# Start of SUPPLIED INFORMATION
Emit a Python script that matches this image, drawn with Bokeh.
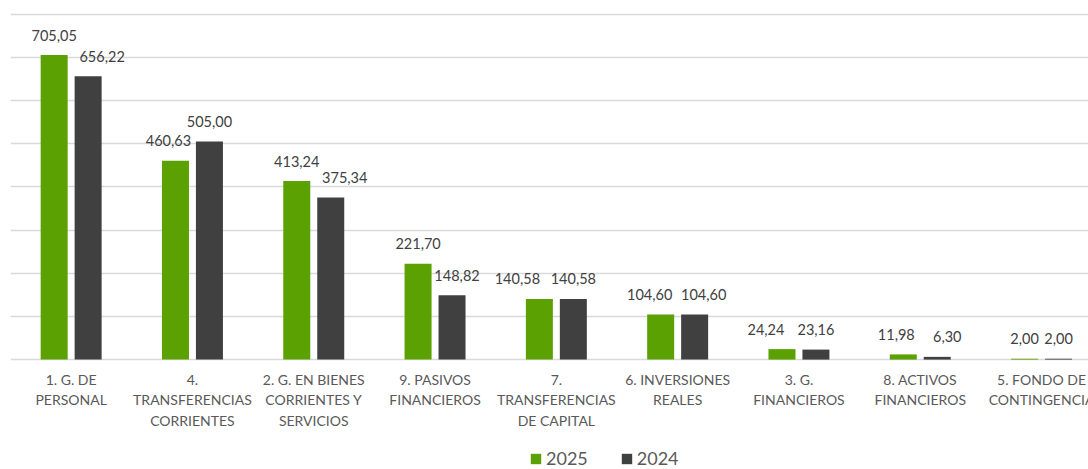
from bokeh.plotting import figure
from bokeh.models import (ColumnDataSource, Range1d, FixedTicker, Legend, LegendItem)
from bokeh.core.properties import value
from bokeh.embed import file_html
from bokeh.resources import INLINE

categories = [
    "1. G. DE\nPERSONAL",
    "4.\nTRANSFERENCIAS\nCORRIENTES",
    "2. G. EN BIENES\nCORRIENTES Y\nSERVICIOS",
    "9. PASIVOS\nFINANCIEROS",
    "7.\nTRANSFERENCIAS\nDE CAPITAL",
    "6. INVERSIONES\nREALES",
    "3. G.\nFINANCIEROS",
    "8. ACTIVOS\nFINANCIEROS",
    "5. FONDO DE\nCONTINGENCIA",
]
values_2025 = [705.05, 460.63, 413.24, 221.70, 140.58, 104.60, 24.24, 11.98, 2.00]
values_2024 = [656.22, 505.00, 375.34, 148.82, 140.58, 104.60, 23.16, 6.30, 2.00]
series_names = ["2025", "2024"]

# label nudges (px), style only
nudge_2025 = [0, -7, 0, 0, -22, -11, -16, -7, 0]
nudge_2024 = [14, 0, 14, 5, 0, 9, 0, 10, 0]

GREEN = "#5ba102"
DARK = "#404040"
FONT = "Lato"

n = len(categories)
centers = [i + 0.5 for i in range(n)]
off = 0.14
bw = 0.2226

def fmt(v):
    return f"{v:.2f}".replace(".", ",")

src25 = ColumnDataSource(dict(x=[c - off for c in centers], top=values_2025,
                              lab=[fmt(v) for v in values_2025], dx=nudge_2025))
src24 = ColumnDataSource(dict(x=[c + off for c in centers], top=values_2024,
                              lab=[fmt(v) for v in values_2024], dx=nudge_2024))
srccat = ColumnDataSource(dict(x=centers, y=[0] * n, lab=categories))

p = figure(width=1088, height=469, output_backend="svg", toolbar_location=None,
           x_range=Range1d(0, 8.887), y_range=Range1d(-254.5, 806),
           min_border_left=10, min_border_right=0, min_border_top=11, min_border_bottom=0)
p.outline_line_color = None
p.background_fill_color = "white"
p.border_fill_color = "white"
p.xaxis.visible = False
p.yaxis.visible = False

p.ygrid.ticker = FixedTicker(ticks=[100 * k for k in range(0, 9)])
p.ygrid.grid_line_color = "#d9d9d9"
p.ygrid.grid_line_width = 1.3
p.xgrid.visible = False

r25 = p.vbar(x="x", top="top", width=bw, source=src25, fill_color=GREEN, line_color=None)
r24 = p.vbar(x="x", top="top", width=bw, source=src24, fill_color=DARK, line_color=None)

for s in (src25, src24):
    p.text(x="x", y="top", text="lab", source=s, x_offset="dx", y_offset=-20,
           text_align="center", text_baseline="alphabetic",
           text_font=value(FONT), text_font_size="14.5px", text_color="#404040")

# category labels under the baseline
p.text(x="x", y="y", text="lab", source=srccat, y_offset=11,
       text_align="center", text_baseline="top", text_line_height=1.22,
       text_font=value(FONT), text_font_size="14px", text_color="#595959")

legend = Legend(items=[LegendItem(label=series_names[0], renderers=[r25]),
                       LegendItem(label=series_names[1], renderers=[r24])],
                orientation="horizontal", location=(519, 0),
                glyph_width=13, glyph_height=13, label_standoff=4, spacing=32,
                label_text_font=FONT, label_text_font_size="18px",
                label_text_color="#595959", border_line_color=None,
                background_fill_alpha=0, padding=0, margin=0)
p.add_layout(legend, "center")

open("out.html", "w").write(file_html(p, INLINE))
# End of SUPPLIED INFORMATION
# OBJECTIVE:
Everything from the first line of the listing above through the line that contains "bw = 0.2226" is to be restated word for word, minus the pictures.

# RESPONSE TO THE EXERCISE:
Emit a Python script that matches this image, drawn with Bokeh.
from bokeh.plotting import figure
from bokeh.models import (ColumnDataSource, Range1d, FixedTicker, Legend, LegendItem)
from bokeh.core.properties import value
from bokeh.embed import file_html
from bokeh.resources import INLINE

categories = [
    "1. G. DE\nPERSONAL",
    "4.\nTRANSFERENCIAS\nCORRIENTES",
    "2. G. EN BIENES\nCORRIENTES Y\nSERVICIOS",
    "9. PASIVOS\nFINANCIEROS",
    "7.\nTRANSFERENCIAS\nDE CAPITAL",
    "6. INVERSIONES\nREALES",
    "3. G.\nFINANCIEROS",
    "8. ACTIVOS\nFINANCIEROS",
    "5. FONDO DE\nCONTINGENCIA",
]
values_2025 = [705.05, 460.63, 413.24, 221.70, 140.58, 104.60, 24.24, 11.98, 2.00]
values_2024 = [656.22, 505.00, 375.34, 148.82, 140.58, 104.60, 23.16, 6.30, 2.00]
series_names = ["2025", "2024"]

# label nudges (px), style only
nudge_2025 = [0, -7, 0, 0, -22, -11, -16, -7, 0]
nudge_2024 = [14, 0, 14, 5, 0, 9, 0, 10, 0]

GREEN = "#5ba102"
DARK = "#404040"
FONT = "Lato"

n = len(categories)
centers = [i + 0.5 for i in range(n)]
off = 0.14
bw = 0.2226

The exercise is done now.